→ **INFORMATION SUPPLIED**
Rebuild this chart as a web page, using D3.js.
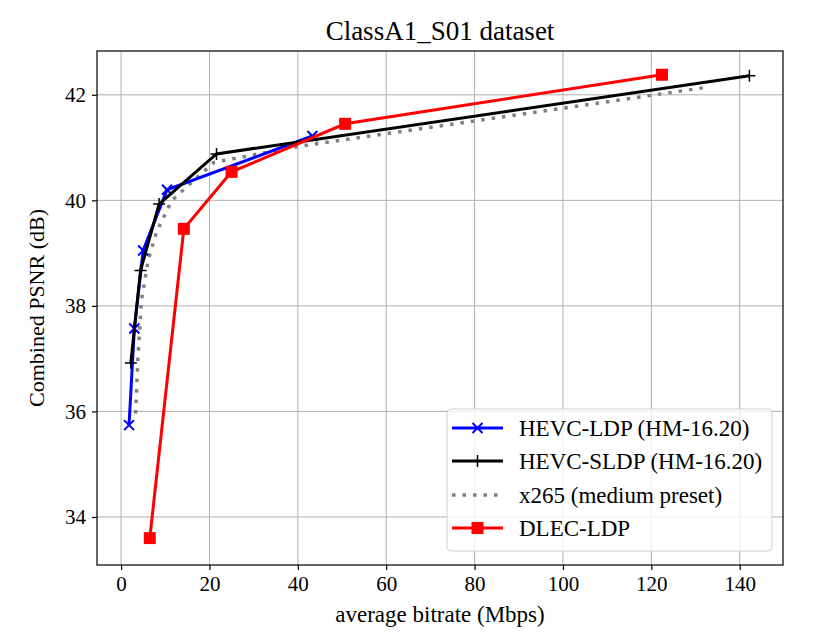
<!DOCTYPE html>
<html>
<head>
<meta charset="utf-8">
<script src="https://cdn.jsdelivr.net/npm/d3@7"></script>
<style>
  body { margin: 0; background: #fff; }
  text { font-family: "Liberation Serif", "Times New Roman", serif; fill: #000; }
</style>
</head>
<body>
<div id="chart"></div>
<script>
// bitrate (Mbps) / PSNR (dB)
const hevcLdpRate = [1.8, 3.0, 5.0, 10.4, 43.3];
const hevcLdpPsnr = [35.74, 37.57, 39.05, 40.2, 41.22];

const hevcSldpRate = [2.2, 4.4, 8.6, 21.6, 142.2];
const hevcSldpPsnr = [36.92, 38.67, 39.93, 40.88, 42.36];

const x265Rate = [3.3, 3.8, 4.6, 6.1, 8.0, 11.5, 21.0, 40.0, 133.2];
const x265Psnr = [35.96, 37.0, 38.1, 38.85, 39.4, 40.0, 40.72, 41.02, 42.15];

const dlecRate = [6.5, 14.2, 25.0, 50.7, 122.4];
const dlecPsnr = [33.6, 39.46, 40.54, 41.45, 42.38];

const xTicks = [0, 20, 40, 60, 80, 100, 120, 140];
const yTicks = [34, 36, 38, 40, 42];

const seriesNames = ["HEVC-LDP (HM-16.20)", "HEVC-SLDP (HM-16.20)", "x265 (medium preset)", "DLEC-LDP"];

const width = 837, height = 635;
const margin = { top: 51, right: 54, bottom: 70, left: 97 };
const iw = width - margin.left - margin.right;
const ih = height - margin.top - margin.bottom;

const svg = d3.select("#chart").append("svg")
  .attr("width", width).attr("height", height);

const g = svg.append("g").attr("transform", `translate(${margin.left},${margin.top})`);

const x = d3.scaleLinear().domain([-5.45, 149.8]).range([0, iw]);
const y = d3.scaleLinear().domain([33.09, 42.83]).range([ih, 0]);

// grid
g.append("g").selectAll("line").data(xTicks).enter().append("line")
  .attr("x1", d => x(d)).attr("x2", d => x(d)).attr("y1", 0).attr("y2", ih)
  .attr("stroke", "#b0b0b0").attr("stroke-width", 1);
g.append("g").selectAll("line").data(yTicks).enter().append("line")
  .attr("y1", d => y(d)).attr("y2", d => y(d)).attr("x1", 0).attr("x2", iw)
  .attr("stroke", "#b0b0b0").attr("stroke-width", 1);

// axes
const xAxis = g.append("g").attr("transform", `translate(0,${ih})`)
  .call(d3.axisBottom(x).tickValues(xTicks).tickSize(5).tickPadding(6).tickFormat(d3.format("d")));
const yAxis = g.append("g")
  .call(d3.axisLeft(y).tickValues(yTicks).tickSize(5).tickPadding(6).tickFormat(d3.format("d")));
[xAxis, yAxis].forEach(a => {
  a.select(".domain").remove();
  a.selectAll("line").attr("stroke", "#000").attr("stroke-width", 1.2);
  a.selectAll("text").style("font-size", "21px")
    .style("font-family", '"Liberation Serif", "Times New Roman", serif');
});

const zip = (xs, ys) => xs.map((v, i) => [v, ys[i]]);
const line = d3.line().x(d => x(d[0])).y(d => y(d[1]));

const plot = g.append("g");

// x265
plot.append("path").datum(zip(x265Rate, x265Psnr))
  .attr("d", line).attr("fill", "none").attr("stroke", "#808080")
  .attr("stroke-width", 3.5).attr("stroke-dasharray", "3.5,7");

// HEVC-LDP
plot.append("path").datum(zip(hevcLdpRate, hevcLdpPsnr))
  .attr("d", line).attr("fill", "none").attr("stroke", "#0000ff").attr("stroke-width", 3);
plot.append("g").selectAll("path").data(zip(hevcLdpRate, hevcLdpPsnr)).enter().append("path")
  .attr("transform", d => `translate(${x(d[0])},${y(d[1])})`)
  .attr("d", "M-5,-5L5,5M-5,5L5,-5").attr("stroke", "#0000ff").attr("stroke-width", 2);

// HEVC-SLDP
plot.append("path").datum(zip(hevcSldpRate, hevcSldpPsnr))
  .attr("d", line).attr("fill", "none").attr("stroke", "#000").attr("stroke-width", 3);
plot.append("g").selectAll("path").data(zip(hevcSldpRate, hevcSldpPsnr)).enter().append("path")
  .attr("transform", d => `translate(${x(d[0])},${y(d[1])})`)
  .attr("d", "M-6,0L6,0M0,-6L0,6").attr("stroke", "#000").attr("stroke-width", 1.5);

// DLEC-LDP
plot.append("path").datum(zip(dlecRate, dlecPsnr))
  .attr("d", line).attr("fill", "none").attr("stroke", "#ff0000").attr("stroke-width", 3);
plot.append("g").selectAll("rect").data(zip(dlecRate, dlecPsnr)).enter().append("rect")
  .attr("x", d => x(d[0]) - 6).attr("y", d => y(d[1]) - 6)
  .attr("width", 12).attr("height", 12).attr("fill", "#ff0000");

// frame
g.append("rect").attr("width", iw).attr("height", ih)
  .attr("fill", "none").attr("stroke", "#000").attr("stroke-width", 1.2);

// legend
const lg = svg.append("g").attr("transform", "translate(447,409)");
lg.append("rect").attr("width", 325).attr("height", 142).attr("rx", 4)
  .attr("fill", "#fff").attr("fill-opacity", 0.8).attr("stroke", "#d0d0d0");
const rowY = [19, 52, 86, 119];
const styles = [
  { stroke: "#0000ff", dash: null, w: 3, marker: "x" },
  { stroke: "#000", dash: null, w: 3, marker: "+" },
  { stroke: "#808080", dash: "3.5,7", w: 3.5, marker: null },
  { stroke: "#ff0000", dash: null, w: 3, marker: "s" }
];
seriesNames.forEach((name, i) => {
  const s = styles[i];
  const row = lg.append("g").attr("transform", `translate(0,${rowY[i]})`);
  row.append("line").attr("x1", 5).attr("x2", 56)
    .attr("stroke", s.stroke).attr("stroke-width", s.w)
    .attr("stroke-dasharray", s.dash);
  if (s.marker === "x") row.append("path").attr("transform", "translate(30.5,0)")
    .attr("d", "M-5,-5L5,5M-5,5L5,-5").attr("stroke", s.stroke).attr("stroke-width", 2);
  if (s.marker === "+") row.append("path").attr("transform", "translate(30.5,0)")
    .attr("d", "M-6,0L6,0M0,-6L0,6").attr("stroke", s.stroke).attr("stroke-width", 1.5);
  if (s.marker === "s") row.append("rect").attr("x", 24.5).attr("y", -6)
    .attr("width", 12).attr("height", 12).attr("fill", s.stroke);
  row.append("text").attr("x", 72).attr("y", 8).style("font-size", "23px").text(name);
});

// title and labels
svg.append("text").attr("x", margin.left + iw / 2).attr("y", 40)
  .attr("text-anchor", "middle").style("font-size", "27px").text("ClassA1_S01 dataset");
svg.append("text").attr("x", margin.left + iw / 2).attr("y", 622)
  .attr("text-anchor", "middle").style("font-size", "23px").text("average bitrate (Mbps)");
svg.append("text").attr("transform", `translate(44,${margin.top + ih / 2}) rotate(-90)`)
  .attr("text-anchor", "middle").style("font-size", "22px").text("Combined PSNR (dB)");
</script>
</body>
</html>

→ **STATED GOAL**
Leave out the pictures and print every line of the data exactly.

→ **OUTPUT OF THE EXERCISE**
Rebuild this chart as a web page, using D3.js.
<!DOCTYPE html>
<html>
<head>
<meta charset="utf-8">
<script src="https://cdn.jsdelivr.net/npm/d3@7"></script>
<style>
  body { margin: 0; background: #fff; }
  text { font-family: "Liberation Serif", "Times New Roman", serif; fill: #000; }
</style>
</head>
<body>
<div id="chart"></div>
<script>
// bitrate (Mbps) / PSNR (dB)
const hevcLdpRate = [1.8, 3.0, 5.0, 10.4, 43.3];
const hevcLdpPsnr = [35.74, 37.57, 39.05, 40.2, 41.22];

const hevcSldpRate = [2.2, 4.4, 8.6, 21.6, 142.2];
const hevcSldpPsnr = [36.92, 38.67, 39.93, 40.88, 42.36];

const x265Rate = [3.3, 3.8, 4.6, 6.1, 8.0, 11.5, 21.0, 40.0, 133.2];
const x265Psnr = [35.96, 37.0, 38.1, 38.85, 39.4, 40.0, 40.72, 41.02, 42.15];

const dlecRate = [6.5, 14.2, 25.0, 50.7, 122.4];
const dlecPsnr = [33.6, 39.46, 40.54, 41.45, 42.38];

const xTicks = [0, 20, 40, 60, 80, 100, 120, 140];
const yTicks = [34, 36, 38, 40, 42];

const seriesNames = ["HEVC-LDP (HM-16.20)", "HEVC-SLDP (HM-16.20)", "x265 (medium preset)", "DLEC-LDP"];

const width = 837, height = 635;
const margin = { top: 51, right: 54, bottom: 70, left: 97 };
const iw = width - margin.left - margin.right;
const ih = height - margin.top - margin.bottom;

const svg = d3.select("#chart").append("svg")
  .attr("width", width).attr("height", height);

const g = svg.append("g").attr("transform", `translate(${margin.left},${margin.top})`);

const x = d3.scaleLinear().domain([-5.45, 149.8]).range([0, iw]);
const y = d3.scaleLinear().domain([33.09, 42.83]).range([ih, 0]);

// grid
g.append("g").selectAll("line").data(xTicks).enter().append("line")
  .attr("x1", d => x(d)).attr("x2", d => x(d)).attr("y1", 0).attr("y2", ih)
  .attr("stroke", "#b0b0b0").attr("stroke-width", 1);
g.append("g").selectAll("line").data(yTicks).enter().append("line")
  .attr("y1", d => y(d)).attr("y2", d => y(d)).attr("x1", 0).attr("x2", iw)
  .attr("stroke", "#b0b0b0").attr("stroke-width", 1);

// axes
const xAxis = g.append("g").attr("transform", `translate(0,${ih})`)
  .call(d3.axisBottom(x).tickValues(xTicks).tickSize(5).tickPadding(6).tickFormat(d3.format("d")));
const yAxis = g.append("g")
  .call(d3.axisLeft(y).tickValues(yTicks).tickSize(5).tickPadding(6).tickFormat(d3.format("d")));
[xAxis, yAxis].forEach(a => {
  a.select(".domain").remove();
  a.selectAll("line").attr("stroke", "#000").attr("stroke-width", 1.2);
  a.selectAll("text").style("font-size", "21px")
    .style("font-family", '"Liberation Serif", "Times New Roman", serif');
});

const zip = (xs, ys) => xs.map((v, i) => [v, ys[i]]);
const line = d3.line().x(d => x(d[0])).y(d => y(d[1]));

const plot = g.append("g");

// x265
plot.append("path").datum(zip(x265Rate, x265Psnr))
  .attr("d", line).attr("fill", "none").attr("stroke", "#808080")
  .attr("stroke-width", 3.5).attr("stroke-dasharray", "3.5,7");

// HEVC-LDP
plot.append("path").datum(zip(hevcLdpRate, hevcLdpPsnr))
  .attr("d", line).attr("fill", "none").attr("stroke", "#0000ff").attr("stroke-width", 3);
plot.append("g").selectAll("path").data(zip(hevcLdpRate, hevcLdpPsnr)).enter().append("path")
  .attr("transform", d => `translate(${x(d[0])},${y(d[1])})`)
  .attr("d", "M-5,-5L5,5M-5,5L5,-5").attr("stroke", "#0000ff").attr("stroke-width", 2);

// HEVC-SLDP
plot.append("path").datum(zip(hevcSldpRate, hevcSldpPsnr))
  .attr("d", line).attr("fill", "none").attr("stroke", "#000").attr("stroke-width", 3);
plot.append("g").selectAll("path").data(zip(hevcSldpRate, hevcSldpPsnr)).enter().append("path")
  .attr("transform", d => `translate(${x(d[0])},${y(d[1])})`)
  .attr("d", "M-6,0L6,0M0,-6L0,6").attr("stroke", "#000").attr("stroke-width", 1.5);

// DLEC-LDP
plot.append("path").datum(zip(dlecRate, dlecPsnr))
  .attr("d", line).attr("fill", "none").attr("stroke", "#ff0000").attr("stroke-width", 3);
plot.append("g").selectAll("rect").data(zip(dlecRate, dlecPsnr)).enter().append("rect")
  .attr("x", d => x(d[0]) - 6).attr("y", d => y(d[1]) - 6)
  .attr("width", 12).attr("height", 12).attr("fill", "#ff0000");

// frame
g.append("rect").attr("width", iw).attr("height", ih)
  .attr("fill", "none").attr("stroke", "#000").attr("stroke-width", 1.2);

// legend
const lg = svg.append("g").attr("transform", "translate(447,409)");
lg.append("rect").attr("width", 325).attr("height", 142).attr("rx", 4)
  .attr("fill", "#fff").attr("fill-opacity", 0.8).attr("stroke", "#d0d0d0");
const rowY = [19, 52, 86, 119];
const styles = [
  { stroke: "#0000ff", dash: null, w: 3, marker: "x" },
  { stroke: "#000", dash: null, w: 3, marker: "+" },
  { stroke: "#808080", dash: "3.5,7", w: 3.5, marker: null },
  { stroke: "#ff0000", dash: null, w: 3, marker: "s" }
];
seriesNames.forEach((name, i) => {
  const s = styles[i];
  const row = lg.append("g").attr("transform", `translate(0,${rowY[i]})`);
  row.append("line").attr("x1", 5).attr("x2", 56)
    .attr("stroke", s.stroke).attr("stroke-width", s.w)
    .attr("stroke-dasharray", s.dash);
  if (s.marker === "x") row.append("path").attr("transform", "translate(30.5,0)")
    .attr("d", "M-5,-5L5,5M-5,5L5,-5").attr("stroke", s.stroke).attr("stroke-width", 2);
  if (s.marker === "+") row.append("path").attr("transform", "translate(30.5,0)")
    .attr("d", "M-6,0L6,0M0,-6L0,6").attr("stroke", s.stroke).attr("stroke-width", 1.5);
  if (s.marker === "s") row.append("rect").attr("x", 24.5).attr("y", -6)
    .attr("width", 12).attr("height", 12).attr("fill", s.stroke);
  row.append("text").attr("x", 72).attr("y", 8).style("font-size", "23px").text(name);
});

// title and labels
svg.append("text").attr("x", margin.left + iw / 2).attr("y", 40)
  .attr("text-anchor", "middle").style("font-size", "27px").text("ClassA1_S01 dataset");
svg.append("text").attr("x", margin.left + iw / 2).attr("y", 622)
  .attr("text-anchor", "middle").style("font-size", "23px").text("average bitrate (Mbps)");
svg.append("text").attr("transform", `translate(44,${margin.top + ih / 2}) rotate(-90)`)
  .attr("text-anchor", "middle").style("font-size", "22px").text("Combined PSNR (dB)");
</script>
</body>
</html>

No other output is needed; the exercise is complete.